The Italian word for slipper is ciabatta and the shape of this bread does admittedly bear a passing resemblance to such floppy footwear, being flattish, broad, and somewhat elongated. Cut vertically, you could just about accommodate an anchovy between two pieces, but sliced horizontally, it’s ideal for sandwiches, especially pressed and toasted panini. It also sits comfortably alongside other Italian favorites like olives, prosciutto, cheese, and chianti on a rustic luncheon platter. To all appearances ciabatta has the attributes anyone would expect of a traditional, artisan bread, with a long history celebrated in folklore and myth.
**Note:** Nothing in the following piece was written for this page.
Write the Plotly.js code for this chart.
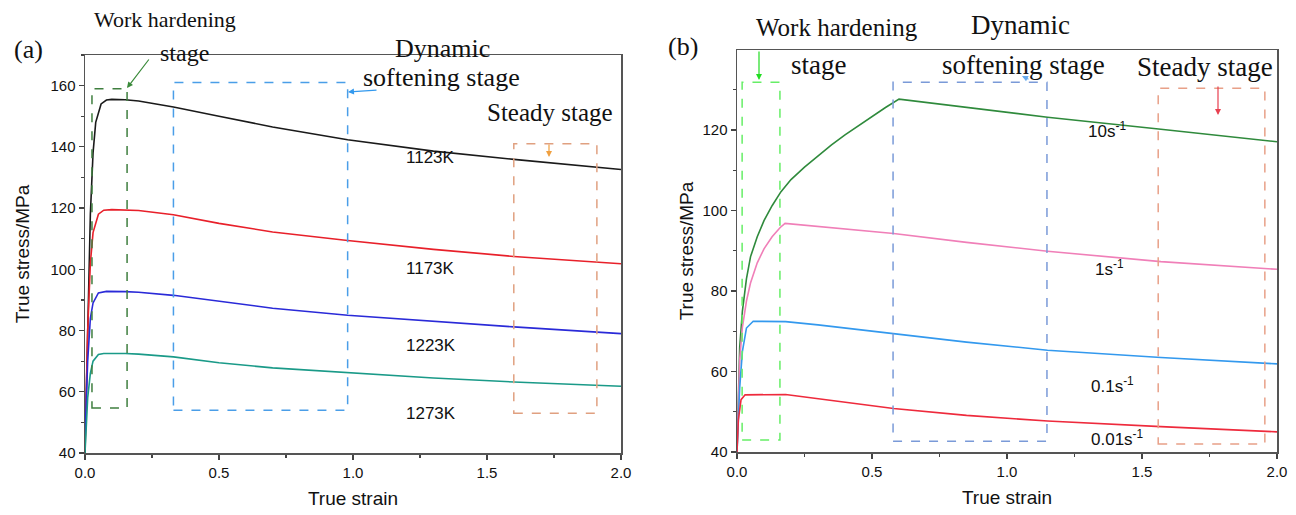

You could cheerfully imagine Michaelangelo, taking a break while his latest Sistine Chapel fresco dried, tucking into a goats’ cheese panino; or Catherine de Medici preparing a belladonna-laced savory spread for some unwelcome dinner guest to eat with his slipper-bread. And surely it was to liberate the then secret recipe for ciabatta that the Vandals set out to pillage Rome in the 5th century. Alas, none of these flights of fancy turns out to be true. The genesis of modern ciabatta dates back only to 1982, though other breads bearing the name may have preceded it. In Italy, as in the rest of the developed world in 1982, the market for sandwiches had grown more and more valuable as people sought convenience foods that would fit better with their increasingly busy lifestyles. But with unsuitable indigenous breads dating from more relaxed times, massive imports of sandwich-friendly baguettes from France were starting to dominate the market, and it was a miller from Adria near Venice called Arnaldo Cavallari who decided it was time to strike back. He analyzed and experimented with various regional breads, using his own flour to try out new dough recipes and baking times, and eventually produced the slipper-shaped loaf he named Ciabatta Polesano after the area where he worked. Throughout Italy the baguette insurgency was soon thwarted and the ciabatta loaf turned its attentions to the rest of the world. The bread was introduced to America in the early 1990s and mass production spread quickly around the nation as the popularity of pressed and toasted panini grew.